Prompt:
Exactly and only the lines from the first entry through the line with "(0,0) rectangle (1414,1562.8);" should be copied, both ends included, with no pictures.

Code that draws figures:
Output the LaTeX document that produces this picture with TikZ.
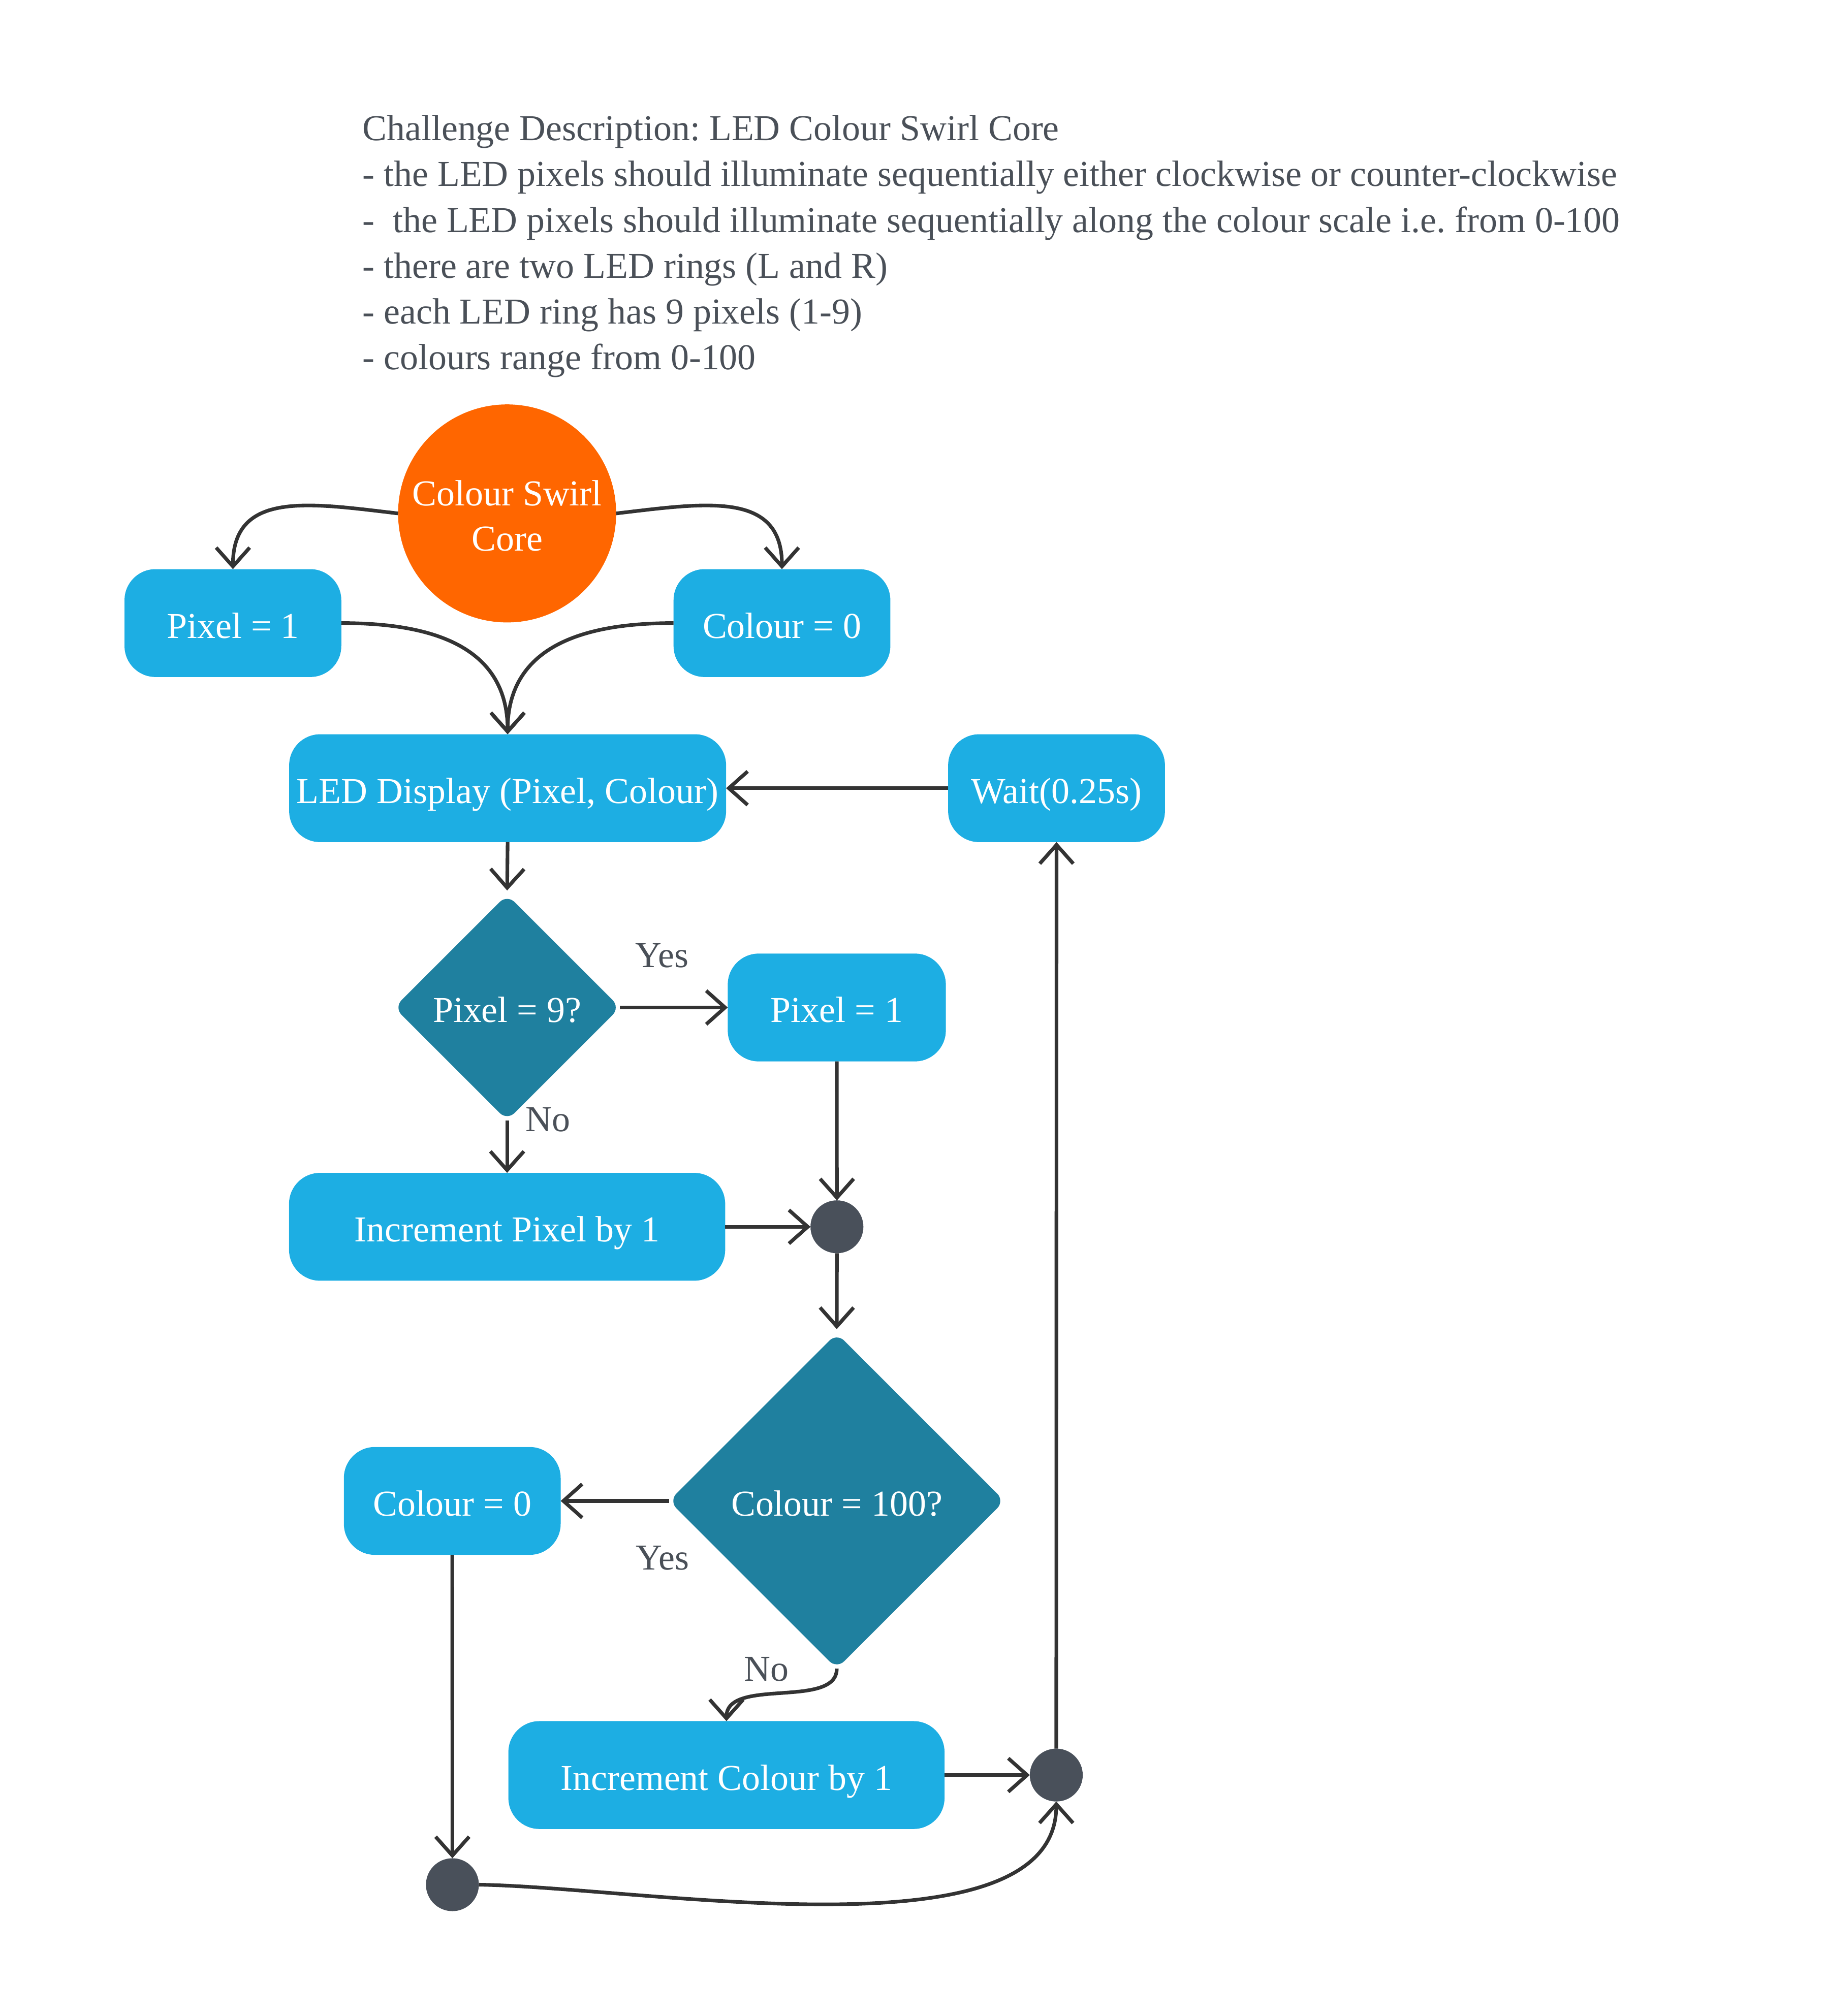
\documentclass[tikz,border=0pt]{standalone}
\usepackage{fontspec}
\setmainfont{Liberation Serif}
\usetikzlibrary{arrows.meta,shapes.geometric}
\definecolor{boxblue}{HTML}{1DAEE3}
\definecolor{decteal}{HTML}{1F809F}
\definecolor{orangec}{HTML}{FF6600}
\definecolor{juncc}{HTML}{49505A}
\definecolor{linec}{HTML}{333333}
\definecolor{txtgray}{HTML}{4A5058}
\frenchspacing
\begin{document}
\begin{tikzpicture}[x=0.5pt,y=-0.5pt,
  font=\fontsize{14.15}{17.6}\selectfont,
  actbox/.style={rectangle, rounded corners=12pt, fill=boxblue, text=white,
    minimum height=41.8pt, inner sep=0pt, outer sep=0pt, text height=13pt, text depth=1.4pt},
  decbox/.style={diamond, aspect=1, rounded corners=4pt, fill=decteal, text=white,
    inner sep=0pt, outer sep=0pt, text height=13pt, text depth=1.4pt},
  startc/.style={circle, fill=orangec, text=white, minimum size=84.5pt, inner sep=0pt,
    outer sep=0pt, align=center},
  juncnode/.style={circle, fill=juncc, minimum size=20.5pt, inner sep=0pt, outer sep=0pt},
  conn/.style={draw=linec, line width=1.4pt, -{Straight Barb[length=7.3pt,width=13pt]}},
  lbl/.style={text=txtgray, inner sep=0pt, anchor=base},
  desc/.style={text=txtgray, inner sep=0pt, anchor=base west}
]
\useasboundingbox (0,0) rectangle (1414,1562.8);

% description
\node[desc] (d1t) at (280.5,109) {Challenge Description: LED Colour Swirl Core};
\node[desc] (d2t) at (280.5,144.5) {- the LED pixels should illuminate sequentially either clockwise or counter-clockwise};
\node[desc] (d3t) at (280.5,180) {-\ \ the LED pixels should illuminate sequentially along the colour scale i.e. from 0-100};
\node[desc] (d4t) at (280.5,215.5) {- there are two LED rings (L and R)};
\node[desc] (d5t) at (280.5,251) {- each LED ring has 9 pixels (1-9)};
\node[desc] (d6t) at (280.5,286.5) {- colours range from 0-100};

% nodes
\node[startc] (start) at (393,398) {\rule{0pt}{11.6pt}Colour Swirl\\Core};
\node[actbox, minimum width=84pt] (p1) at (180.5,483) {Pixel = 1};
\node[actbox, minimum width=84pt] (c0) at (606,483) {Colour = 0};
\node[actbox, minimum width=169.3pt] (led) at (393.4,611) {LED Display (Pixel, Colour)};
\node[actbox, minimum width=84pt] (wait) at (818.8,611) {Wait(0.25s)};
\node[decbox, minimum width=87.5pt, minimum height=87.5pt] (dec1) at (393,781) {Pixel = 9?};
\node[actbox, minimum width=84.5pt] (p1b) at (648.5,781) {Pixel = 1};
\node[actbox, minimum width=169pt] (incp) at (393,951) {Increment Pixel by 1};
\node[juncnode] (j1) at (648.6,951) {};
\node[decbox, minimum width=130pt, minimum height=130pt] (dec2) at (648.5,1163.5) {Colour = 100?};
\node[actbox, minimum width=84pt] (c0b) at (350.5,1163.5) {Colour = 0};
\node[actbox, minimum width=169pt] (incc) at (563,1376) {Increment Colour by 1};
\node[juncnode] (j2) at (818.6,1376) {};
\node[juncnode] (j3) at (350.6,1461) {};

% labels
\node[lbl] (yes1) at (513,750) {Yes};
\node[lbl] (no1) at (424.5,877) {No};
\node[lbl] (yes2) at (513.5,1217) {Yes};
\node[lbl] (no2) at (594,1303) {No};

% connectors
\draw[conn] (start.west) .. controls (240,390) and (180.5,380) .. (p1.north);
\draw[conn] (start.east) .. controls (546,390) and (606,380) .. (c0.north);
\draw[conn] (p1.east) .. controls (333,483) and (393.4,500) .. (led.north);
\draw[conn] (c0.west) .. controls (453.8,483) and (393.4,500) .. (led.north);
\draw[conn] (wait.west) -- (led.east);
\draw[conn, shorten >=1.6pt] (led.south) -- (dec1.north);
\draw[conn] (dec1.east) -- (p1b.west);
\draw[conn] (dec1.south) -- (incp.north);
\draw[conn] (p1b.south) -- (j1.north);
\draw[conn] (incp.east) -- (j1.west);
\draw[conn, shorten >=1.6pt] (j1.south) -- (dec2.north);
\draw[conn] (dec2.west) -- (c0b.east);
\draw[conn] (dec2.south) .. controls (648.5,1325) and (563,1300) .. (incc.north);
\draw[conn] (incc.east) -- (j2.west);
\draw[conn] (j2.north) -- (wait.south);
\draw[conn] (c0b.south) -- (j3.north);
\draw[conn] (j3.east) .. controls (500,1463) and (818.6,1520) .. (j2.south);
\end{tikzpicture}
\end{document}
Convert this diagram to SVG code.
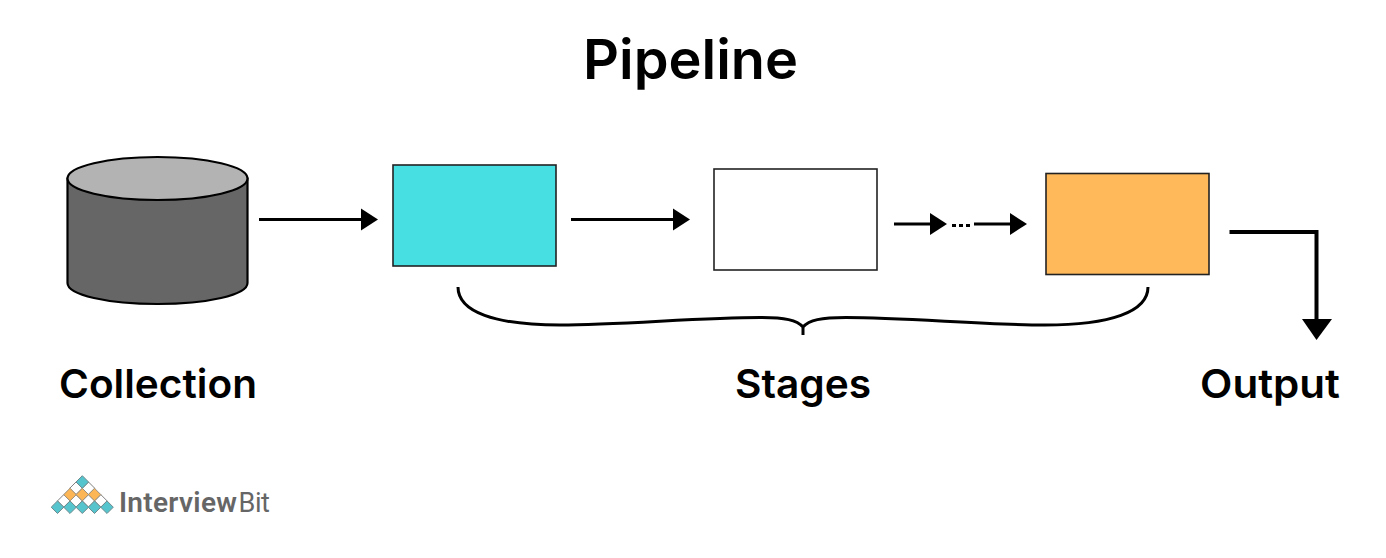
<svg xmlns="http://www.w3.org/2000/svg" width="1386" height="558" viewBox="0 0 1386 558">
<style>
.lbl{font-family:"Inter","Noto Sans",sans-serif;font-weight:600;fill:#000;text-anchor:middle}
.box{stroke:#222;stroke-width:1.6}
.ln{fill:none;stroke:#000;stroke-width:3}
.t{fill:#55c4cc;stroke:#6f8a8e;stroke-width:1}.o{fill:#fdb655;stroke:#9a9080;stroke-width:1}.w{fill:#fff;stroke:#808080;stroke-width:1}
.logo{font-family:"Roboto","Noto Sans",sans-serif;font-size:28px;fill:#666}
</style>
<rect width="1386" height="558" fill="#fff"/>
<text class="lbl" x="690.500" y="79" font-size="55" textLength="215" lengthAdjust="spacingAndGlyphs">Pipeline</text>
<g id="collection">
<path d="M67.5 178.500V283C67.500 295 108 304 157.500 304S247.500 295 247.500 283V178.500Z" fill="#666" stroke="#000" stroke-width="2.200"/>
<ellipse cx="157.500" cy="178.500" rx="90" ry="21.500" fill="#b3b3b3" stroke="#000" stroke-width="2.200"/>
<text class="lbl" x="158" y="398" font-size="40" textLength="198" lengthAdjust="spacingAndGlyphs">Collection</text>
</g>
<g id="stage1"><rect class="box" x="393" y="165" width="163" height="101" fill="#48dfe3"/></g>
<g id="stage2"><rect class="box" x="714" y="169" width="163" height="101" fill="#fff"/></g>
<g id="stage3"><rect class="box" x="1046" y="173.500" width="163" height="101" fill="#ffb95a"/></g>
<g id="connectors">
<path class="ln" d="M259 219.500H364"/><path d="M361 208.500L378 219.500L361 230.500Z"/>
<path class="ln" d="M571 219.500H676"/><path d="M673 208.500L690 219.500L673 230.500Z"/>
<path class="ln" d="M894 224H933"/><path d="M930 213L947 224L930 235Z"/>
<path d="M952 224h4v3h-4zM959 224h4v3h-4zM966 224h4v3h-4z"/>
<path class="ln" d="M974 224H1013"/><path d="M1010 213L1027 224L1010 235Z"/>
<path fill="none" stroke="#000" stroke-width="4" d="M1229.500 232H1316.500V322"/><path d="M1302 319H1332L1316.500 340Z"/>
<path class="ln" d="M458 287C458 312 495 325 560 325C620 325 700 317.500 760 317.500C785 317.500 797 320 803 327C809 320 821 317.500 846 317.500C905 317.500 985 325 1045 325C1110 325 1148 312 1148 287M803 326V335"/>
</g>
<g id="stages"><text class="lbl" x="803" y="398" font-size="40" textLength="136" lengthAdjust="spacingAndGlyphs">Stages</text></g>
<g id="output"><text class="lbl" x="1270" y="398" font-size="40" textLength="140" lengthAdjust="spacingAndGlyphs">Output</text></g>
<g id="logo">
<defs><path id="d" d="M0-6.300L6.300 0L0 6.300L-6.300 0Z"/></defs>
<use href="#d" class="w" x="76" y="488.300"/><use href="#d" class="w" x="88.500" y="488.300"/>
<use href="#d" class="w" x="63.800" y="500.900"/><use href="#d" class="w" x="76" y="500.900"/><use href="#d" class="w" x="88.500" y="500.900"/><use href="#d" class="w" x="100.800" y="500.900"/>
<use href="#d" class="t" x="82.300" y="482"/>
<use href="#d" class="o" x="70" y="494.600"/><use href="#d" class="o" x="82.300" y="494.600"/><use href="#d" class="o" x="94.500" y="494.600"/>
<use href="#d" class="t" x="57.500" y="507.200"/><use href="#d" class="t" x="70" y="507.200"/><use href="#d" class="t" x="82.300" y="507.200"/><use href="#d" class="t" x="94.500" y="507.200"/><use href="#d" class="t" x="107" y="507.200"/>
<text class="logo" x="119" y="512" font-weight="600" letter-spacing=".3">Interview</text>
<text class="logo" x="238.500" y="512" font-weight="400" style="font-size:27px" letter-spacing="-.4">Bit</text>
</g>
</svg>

The completed task:
Output the LaTeX document that produces this picture with TikZ.
\documentclass[tikz,border=0pt]{standalone}
\usepackage{fontspec}
\setmainfont{Liberation Serif}
\usetikzlibrary{arrows.meta,shapes.geometric}
\definecolor{boxblue}{HTML}{1DAEE3}
\definecolor{decteal}{HTML}{1F809F}
\definecolor{orangec}{HTML}{FF6600}
\definecolor{juncc}{HTML}{49505A}
\definecolor{linec}{HTML}{333333}
\definecolor{txtgray}{HTML}{4A5058}
\frenchspacing
\begin{document}
\begin{tikzpicture}[x=0.5pt,y=-0.5pt,
  font=\fontsize{14.15}{17.6}\selectfont,
  actbox/.style={rectangle, rounded corners=12pt, fill=boxblue, text=white,
    minimum height=41.8pt, inner sep=0pt, outer sep=0pt, text height=13pt, text depth=1.4pt},
  decbox/.style={diamond, aspect=1, rounded corners=4pt, fill=decteal, text=white,
    inner sep=0pt, outer sep=0pt, text height=13pt, text depth=1.4pt},
  startc/.style={circle, fill=orangec, text=white, minimum size=84.5pt, inner sep=0pt,
    outer sep=0pt, align=center},
  juncnode/.style={circle, fill=juncc, minimum size=20.5pt, inner sep=0pt, outer sep=0pt},
  conn/.style={draw=linec, line width=1.4pt, -{Straight Barb[length=7.3pt,width=13pt]}},
  lbl/.style={text=txtgray, inner sep=0pt, anchor=base},
  desc/.style={text=txtgray, inner sep=0pt, anchor=base west}
]
\useasboundingbox (0,0) rectangle (1414,1562.8);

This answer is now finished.